The FAA released an implementation plan detailing the steps it and others will need to take to safely enable advanced air mobility operations in the near term. The “Innovate28” plan includes various components and the sequence they will occur in for operations to be at scale at one or more sites by 2028.
The plan will serve as a foundation for making entry into service routine and predictable by maximizing the use of existing procedures and infrastructure. It addresses how the agency and partners will certify aircraft and pilots, manage airspace access, ensure pilot training, develop infrastructure, maintain security, and engage communities.
The plan also includes a planning guide that can be applied to any site, laying out key integration objectives and sequences.
Today’s broad effort follows the agency releasing its airspace blueprint and proposing a comprehensive rule for training and certifying pilots to fly these aircraft. The plan’s highlights include:
- Pilots will be able to fly the new advanced mobility aircraft to and from multiple locations at the sites, using predetermined flight schedules with pilots aboard.
- Advanced air mobility aircraft likely will operate up to 4,000 feet altitude in urban and metropolitan areas, using existing or modified low altitude visual flight rules (VFR) routes where possible within controlled Class B and C airspace around major airports.
- Operators, manufacturers, state and local governments, and other stakeholders will be responsible for planning, developing and enabling heliport/vertiport infrastructure.
- Advanced air mobility will initially operate at existing heliports, commercial service airports and general aviation airports.
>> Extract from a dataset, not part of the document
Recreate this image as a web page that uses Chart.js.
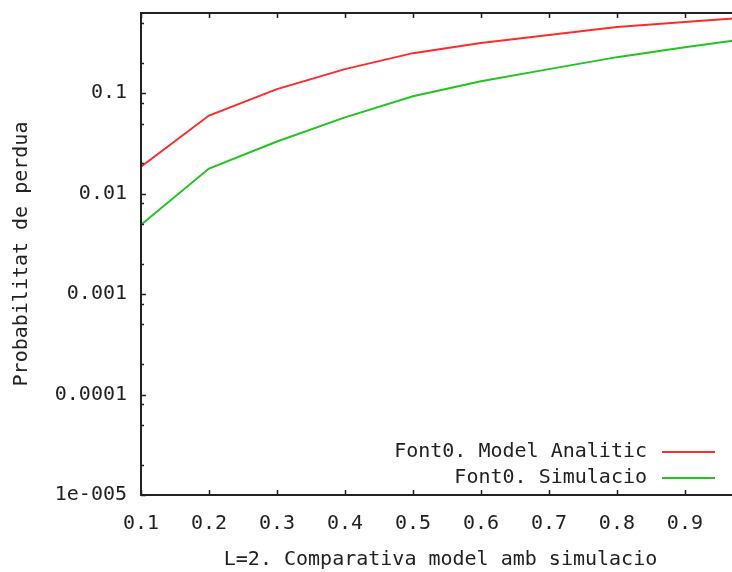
<!DOCTYPE html>
<html>
<head>
<meta charset="utf-8">
<script src="https://cdn.jsdelivr.net/npm/chart.js@4"></script>
<style>
    html, body { margin: 0; padding: 0; background: #fff; overflow: hidden; }
    #wrap { width: 746px; height: 572px; }
</style>
</head>
<body>
<div id="wrap"><canvas id="myChart" width="746" height="572"></canvas></div>
<script>
const xValues = [0.1, 0.2, 0.3, 0.4, 0.5, 0.6, 0.7, 0.8, 0.9, 1.0];
const modelAnalitic = [0.0186, 0.060, 0.110, 0.174, 0.251, 0.316, 0.380, 0.457, 0.513, 0.575];
const simulacio = [0.0049, 0.0178, 0.0331, 0.0575, 0.0933, 0.132, 0.174, 0.229, 0.288, 0.355];
const seriesLabels = ['Font0. Model Analitic', 'Font0. Simulacio'];

const xTicks = [0.1, 0.2, 0.3, 0.4, 0.5, 0.6, 0.7, 0.8, 0.9];
const yDecades = [1e-5, 1e-4, 1e-3, 1e-2, 1e-1];
const yTickLabels = ['1e-005', '0.0001', '0.001', '0.01', '0.1'];
const yMinorSteps = [2, 5, 8];

const FONT = "'DejaVu Sans Mono', monospace";
const INK = '#222';

const toPoints = (ys) => xValues.map((x, i) => ({ x: x, y: ys[i] }));

// gnuplot style frame, inward ticks and key
const framePlugin = {
    id: 'frame',
    afterDraw(chart) {
        const ctx = chart.ctx;
        const a = chart.chartArea;
        const xs = chart.scales.x;
        const ys = chart.scales.y;
        const keyRight = a.right - 25;
        ctx.save();
        ctx.strokeStyle = INK;
        ctx.lineWidth = 2;
        ctx.strokeRect(a.left, a.top, a.right - a.left, a.bottom - a.top);
        ctx.lineWidth = 1.5;
        ctx.beginPath();
        xs.ticks.forEach(t => {
            const px = Math.round(xs.getPixelForValue(t.value)) + 0.5;
            ctx.moveTo(px, a.bottom); ctx.lineTo(px, a.bottom - 5);
            ctx.moveTo(px, a.top); ctx.lineTo(px, a.top + 5);
        });
        ys.ticks.forEach(t => {
            const py = Math.round(ys.getPixelForValue(t.value)) + 0.5;
            const len = t.major ? 5 : 3;
            ctx.moveTo(a.left, py); ctx.lineTo(a.left + len, py);
            ctx.moveTo(a.right, py); ctx.lineTo(a.right - len, py);
        });
        ctx.stroke();

        // key
        ctx.font = '20px ' + FONT;
        ctx.textAlign = 'right';
        ctx.textBaseline = 'middle';
        chart.data.datasets.forEach((ds, i) => {
            const y = a.bottom - 43 + i * 26;
            ctx.fillStyle = INK;
            ctx.fillText(ds.label, keyRight - 68, y);
            ctx.strokeStyle = ds.borderColor;
            ctx.lineWidth = 2;
            ctx.beginPath();
            ctx.moveTo(keyRight - 53, y);
            ctx.lineTo(keyRight, y);
            ctx.stroke();
        });
        ctx.restore();
    }
};

new Chart(document.getElementById('myChart'), {
    type: 'line',
    data: {
        datasets: [{
            label: seriesLabels[0],
            data: toPoints(modelAnalitic),
            borderColor: '#ff2a2a',
            borderWidth: 2,
            pointRadius: 0,
            tension: 0
        }, {
            label: seriesLabels[1],
            data: toPoints(simulacio),
            borderColor: '#22c422',
            borderWidth: 2,
            pointRadius: 0,
            tension: 0
        }]
    },
    options: {
        responsive: false,
        animation: false,
        layout: { padding: { top: 13, right: 6, left: 0, bottom: 0 } },
        plugins: {
            legend: { display: false },
            tooltip: { enabled: false }
        },
        scales: {
            x: {
                type: 'linear',
                min: 0.1,
                max: 0.981,
                afterBuildTicks: (scale) => {
                    scale.ticks = xTicks.map(v => ({ value: v }));
                },
                afterFit: (scale) => {
                    scale.height = 77;
                    scale.paddingLeft = 0;
                    scale.paddingRight = 0;
                },
                grid: { display: false, drawTicks: false },
                border: { display: false },
                ticks: {
                    padding: 17,
                    color: INK,
                    font: { family: FONT, size: 20 },
                    callback: (v) => Number(v).toFixed(1)
                },
                title: {
                    display: true,
                    text: 'L=2. Comparativa model amb simulacio',
                    color: INK,
                    font: { family: FONT, size: 20 },
                    padding: { top: 0, bottom: 0 }
                }
            },
            y: {
                type: 'logarithmic',
                min: 1e-5,
                max: 0.63,
                afterBuildTicks: (scale) => {
                    const ticks = [];
                    yDecades.forEach(d => {
                        ticks.push({ value: d, major: true });
                        yMinorSteps.forEach(m => {
                            if (m * d <= scale.max) ticks.push({ value: m * d, major: false });
                        });
                    });
                    scale.ticks = ticks;
                },
                afterFit: (scale) => {
                    scale.width = 141;
                    scale.paddingTop = 0;
                    scale.paddingBottom = 0;
                },
                grid: { display: false, drawTicks: false },
                border: { display: false },
                ticks: {
                    padding: 14,
                    color: INK,
                    autoSkip: false,
                    font: { family: FONT, size: 20 },
                    callback: (v) => {
                        const i = yDecades.findIndex(d => Math.abs(d - v) / d < 1e-6);
                        return i >= 0 ? yTickLabels[i] : '';
                    }
                },
                title: {
                    display: true,
                    text: 'Probabilitat de perdua',
                    color: INK,
                    font: { family: FONT, size: 20 },
                    padding: { top: 10, bottom: 0 }
                }
            }
        }
    },
    plugins: [framePlugin]
});
</script>
</body>
</html>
Modifications may be necessary to install charging stations, parking zones and taxiing space.
- The electrical power grid may require upgrades to serve advanced air mobility operations.
- The FAA has an interagency agreement with the Department of Energy’s National Renewable Energy Lab to determine how aircraft electrification affects a vertiport, heliport or airport’s electrical grid.
- The Department of Homeland Security will determine what type of security is necessary.
- The TSA and FAA are evaluating the need for expanded cybersecurity requirements due to the use of advanced technology and operational protocols.
The FAA will consider the environmental impacts of advanced air mobility operations, including factors such as noise, air quality, visual disturbances, and disruption to wildlife.
- The FAA will engage with airports, and local, state, and tribal communities to better understand community concerns about advanced air mobility operations, including noise and mitigations.
- Many other stakeholders, such as advanced air mobility operators and airport and vertiport operators will have important roles in community engagement.